Individuals who have obtained a bachelor's degree in a type of engineering can join the Air Force as officers and work as civil engineers. These professionals are responsible for making sure all the structures and buildings used by the Air Force are maintained and ready for possible combat. They also may draft and design new structures. Air Force veterans may seek a job as a civil engineer in the civilian world and perform many of the same duties they did in the Air Force. They may design bridges, buildings, and parking garages and can apply the skills and techniques they learned in the Air Force to their new career.

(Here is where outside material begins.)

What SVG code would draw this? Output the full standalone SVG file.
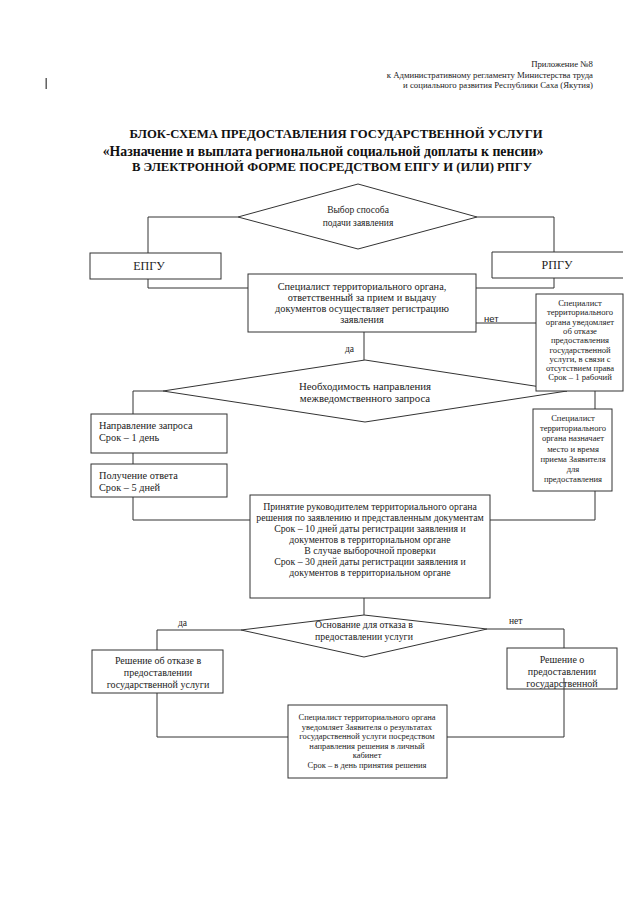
<svg xmlns="http://www.w3.org/2000/svg" width="640" height="905" viewBox="0 0 640 905">
<style>
text{font-family:"Liberation Serif","Times New Roman",serif;fill:#222}
.box{fill:#fff;stroke:#333;stroke-width:1}
.c{text-anchor:middle}
.hdr{font-size:8.75px;text-anchor:end}
.ttl{font-size:12.7px;font-weight:bold;text-anchor:middle;fill:#111}
.t10{font-size:10.3px}
.t98{font-size:9.8px}
.t9{font-size:9.5px}
.t86{font-size:8.6px}
.t85{font-size:8.5px}
.con{fill:none;stroke:#333;stroke-width:1}
</style>
<rect width="640" height="905" fill="#fff"/>
<g id="header">
<text class="hdr" x="593" y="67">Приложение №8</text>
<text class="hdr" x="593" y="78">к Административному регламенту Министерства труда</text>
<text class="hdr" x="593" y="88">и социального развития Республики Саха (Якутия)</text>
<rect x="45.5" y="78" width="1.4" height="11" fill="#555"/>
</g>
<g id="title">
<text class="ttl" x="336" y="138">БЛОК-СХЕМА ПРЕДОСТАВЛЕНИЯ ГОСУДАРСТВЕННОЙ УСЛУГИ</text>
<text class="ttl" x="323" y="156" style="font-size:13.8px">«Назначение и выплата региональной социальной доплаты к пенсии»</text>
<text class="ttl" x="332" y="171">В ЭЛЕКТРОННОЙ ФОРМЕ ПОСРЕДСТВОМ ЕПГУ И (ИЛИ) РПГУ</text>
</g>
<g id="d1">
<polygon class="box" points="358,184 477,217 358,249 238,217"/>
<text class="t9 c" x="358" y="213">Выбор способа</text>
<text class="t9 c" x="358" y="226">подачи заявления</text>
</g>
<g id="epgu">
<rect class="box" x="90" y="253" width="131" height="26"/>
<text class="c" x="149" y="270" font-size="12">ЕПГУ</text>
</g>
<g id="rpgu">
<rect x="492" y="252" width="131" height="26" fill="#fff"/>
<path class="con" d="M623,252 H492 V278 H623"/>
<text class="c" x="557" y="269" font-size="12">РПГУ</text>
</g>
<g id="spec1">
<rect class="box" x="248" y="274" width="228" height="58"/>
<text class="t10 c" x="362" y="290">Специалист территориального органа,</text>
<text class="t10 c" x="362" y="301">ответственный за прием и выдачу</text>
<text class="t10 c" x="362" y="312">документов осуществляет регистрацию</text>
<text class="t10 c" x="362" y="323">заявления</text>
</g>
<g id="d2">
<polygon class="box" points="365,360 567,391 365,422 163,391"/>
<text class="c" x="365" y="390" font-size="10.8">Необходимость направления</text>
<text class="c" x="365" y="402" font-size="10.8">межведомственного запроса</text>
</g>
<g id="refuse1">
<rect class="box" x="536" y="294" width="87" height="97"/>
<text class="t86 c" x="580" y="306">Специалист</text>
<text class="t86 c" x="580" y="315.3">территориального</text>
<text class="t86 c" x="580" y="324.6">органа уведомляет</text>
<text class="t86 c" x="580" y="333.9">об отказе</text>
<text class="t86 c" x="580" y="343.2">предоставления</text>
<text class="t86 c" x="580" y="352.5">государственной</text>
<text class="t86 c" x="580" y="361.8">услуги, в связи с</text>
<text class="t86 c" x="580" y="371.1">отсутствием права</text>
<text class="t86 c" x="580" y="380.4">Срок – 1 рабочий</text>
</g>
<g id="napr">
<rect class="box" x="91" y="414" width="136" height="39"/>
<text class="t10" x="99" y="429">Направление запроса</text>
<text class="t10" x="99" y="441">Срок – 1 день</text>
</g>
<g id="poluch">
<rect class="box" x="91" y="464" width="136" height="33"/>
<text class="t10" x="99" y="479">Получение ответа</text>
<text class="t10" x="99" y="491">Срок – 5 дней</text>
</g>
<g id="appoint">
<rect class="box" x="533" y="409" width="79" height="82"/>
<text class="t86 c" x="573" y="421">Специалист</text>
<text class="t86 c" x="573" y="431">территориального</text>
<text class="t86 c" x="573" y="441">органа назначает</text>
<text class="t86 c" x="573" y="451.5">место и время</text>
<text class="t86 c" x="573" y="462">приема Заявителя</text>
<text class="t86 c" x="573" y="472">для</text>
<text class="t86 c" x="573" y="482">предоставления</text>
</g>
<g id="decision">
<rect class="box" x="250" y="495" width="240" height="103"/>
<text class="t98 c" x="370" y="510">Принятие руководителем территориального органа</text>
<text class="t98 c" x="370" y="521">решения по заявлению и представленным документам</text>
<text class="t98 c" x="370" y="532">Срок – 10 дней даты регистрации заявления и</text>
<text class="t98 c" x="370" y="543">документов в территориальном органе</text>
<text class="t98 c" x="370" y="554">В случае выборочной проверки</text>
<text class="t98 c" x="370" y="565">Срок – 30 дней даты регистрации заявления и</text>
<text class="t98 c" x="370" y="576">документов в территориальном органе</text>
</g>
<g id="d3">
<polygon class="box" points="364,615 487,629 364,657 241,630"/>
<text class="t98 c" x="364" y="628">Основание для отказа в</text>
<text class="t98 c" x="364" y="640">предоставлении услуги</text>
</g>
<g id="resNo">
<rect class="box" x="92" y="650" width="131" height="43"/>
<text class="c" x="158" y="664" font-size="10">Решение об отказе в</text>
<text class="c" x="158" y="676" font-size="10">предоставлении</text>
<text class="c" x="158" y="688" font-size="10">государственной услуги</text>
</g>
<g id="resYes">
<rect class="box" x="507" y="648" width="110" height="41"/>
<text class="c" x="562" y="663" font-size="10">Решение о</text>
<text class="c" x="562" y="675" font-size="10">предоставлении</text>
<text class="c" x="562" y="687" font-size="10">государственной</text>
</g>
<g id="notify">
<rect class="box" x="288" y="705" width="159" height="73"/>
<text class="t85 c" x="367" y="720">Специалист территориального органа</text>
<text class="t85 c" x="367" y="729.5">уведомляет Заявителя о результатах</text>
<text class="t85 c" x="367" y="739">государственной услуги посредством</text>
<text class="t85 c" x="367" y="748.5">направления решения в личный</text>
<text class="t85 c" x="367" y="758">кабинет</text>
<text class="t85 c" x="367" y="767.5">Срок – в день принятия решения</text>
</g>
<g id="connectors">
<path class="con" d="M238,217 H148 V253"/>
<path class="con" d="M148,279 V288 H248"/>
<path class="con" d="M477,217 H554 V252"/>
<path class="con" d="M554,278 V288 H476"/>
<path class="con" d="M476,323 H536"/>
<path class="con" d="M364,332 V360"/>
<path class="con" d="M163,391 H133 V414"/>
<path class="con" d="M133,453 V464"/>
<path class="con" d="M133,497 V520 H250"/>
<path class="con" d="M595,391 V409"/>
<path class="con" d="M595,491 V520 H490"/>
<path class="con" d="M364,598 V615"/>
<path class="con" d="M241,630 H157 V650"/>
<path class="con" d="M157,693 V737 H288"/>
<path class="con" d="M487,629 H564 V648"/>
<path class="con" d="M564,678 V737 H447"/>
</g>
<g id="labels">
<text x="484" y="322" style="font-family:'Liberation Sans',Arial,sans-serif;font-size:9.5px">нет</text>
<text class="t9" x="345" y="352">да</text>
<text class="t9" x="178" y="626">да</text>
<text class="t9" x="509" y="624">нет</text>
</g>
</svg>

Information Security Analyst

Like any branch in the military, many Air Force operations and communications rely on computer software and systems. Because some of the information transmitted may be sensitive or secret, it is of utmost importance that these systems remain secure. Cyber Systems Operations Specialists make sure that computer systems are maintained, remain secure, and are protected against outside threats. An individual could take the skills they learned as a Cyber Systems Operations Specialist and become an information security analyst in the civilian world for a company or organization. They would perform many of the same tasks and duties, since private companies also want to ensure that their information remains secure. Information security analysts typically have a bachelor's degree, so it may be necessary to return to school, though having previous experience in related occupations is also highly valued.

Financial Manager

Like any large organization, money management is required in order for the Air Force to run properly and efficiently. Financial Management Officers are responsible for making sure the Air Force is in good financial health, has enough money to fund its expenses, and is being efficient in their use of money. This position requires a bachelor's degree in a finance or accounting-related field. After serving in the Air Force, an individual could take their degree and skills and apply them to a job as a financial manager for a public or private company or organization. They would be responsible for many of the same tasks, such as reviewing expenses, making sure the organization has enough money, and is being financially responsible. To secure a job as a financial manager, at least 5 years of work experience is generally necessary, which could be satisfied by the time spent in the Air Force.

Pilot

Not surprisingly, many Air Force members work with aircraft, and a good number of them are pilots. Pilots complete Air Force missions, both at home in the United States and all around the world. After a career as an Air Force pilot, a veteran could transition into a career as an airline pilot. To become an airline pilot, one typically must complete thousands of hours of flight time, so most pilots generally begin their careers as commercial pilots to obtain the required experience. However, pilots who have experience in the military are usually able to begin a career as an airline pilot immediately. Airline pilots fly large planes that carry passengers from one airport to another, both domestically and abroad.